My question is:
What is the appropriate estimate of mean survival in a target population defined by a health care provider?
The context is:
Typically, evidence about the relative effects of treatments comes from one or more RCTs and mean survival for each treatment is estimated from some parametric model fitted to the data i.e. with extrapolation to patients lifetimes and without an assumption of proportional hazards. When there is only one RCT it is common to use only the study data and to fit models separately to the data from each treatment arm or with an effect for treatment included for each parameter in the models.
When there are multiple RCTs the studies are typically used to estimate relative effects (e.g. using a network meta-analysis of fractional polynomials for the hazard function) which are “added” to a baseline hazard function in order to generate treatment specific survival functions and mean survival.
A common feature of both situations is that the analysis is of marginal models with no account taken of the sampling scheme or known prognostic factors or treatment effect modifiers.
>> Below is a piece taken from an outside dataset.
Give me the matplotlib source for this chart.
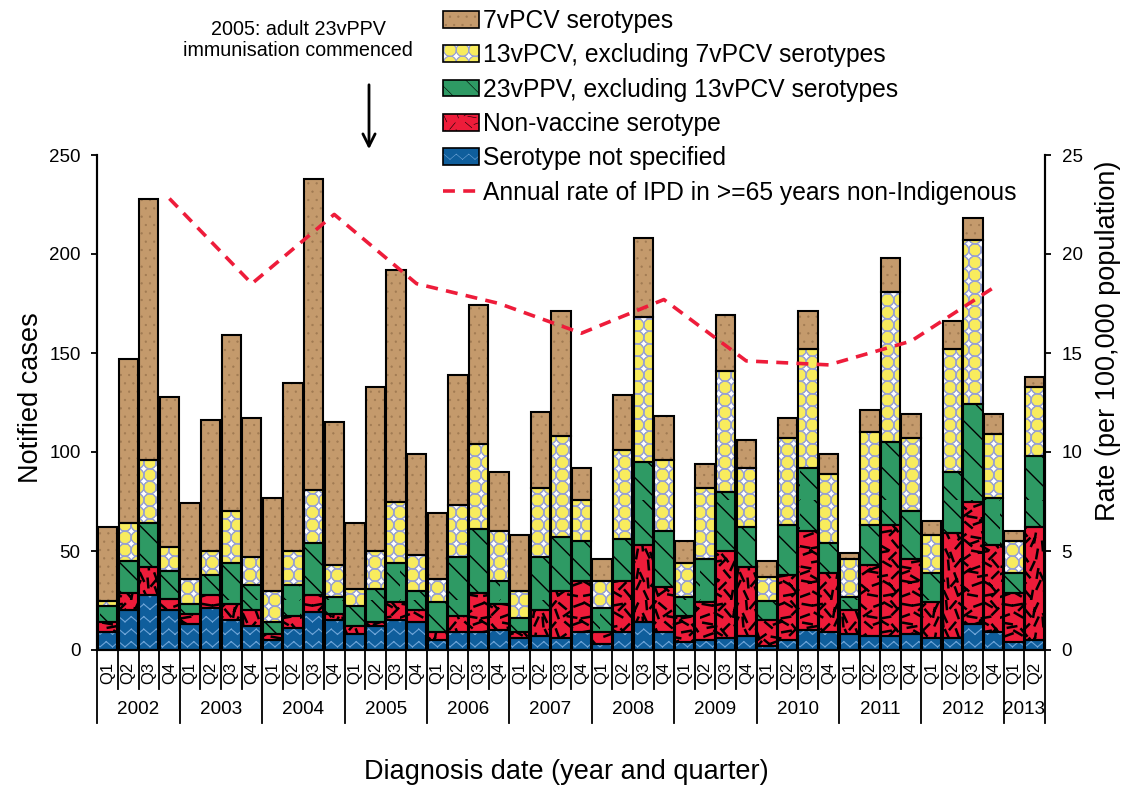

Accepting the principle that clinical trials should be analysed as randomised then we should include any stratification factors and also any known prognostic factors.
My questions are:
How should mean survival for the target population be estimated from a conditional model?
What is the relevance of the joint distribution of the covariates in the target population and how might this be estimated?
What can be said about the interpretation of the estimates of mean survival from marginal and conditional means and the extent to which estimates from a marginal model are biased with invalid estimates of error?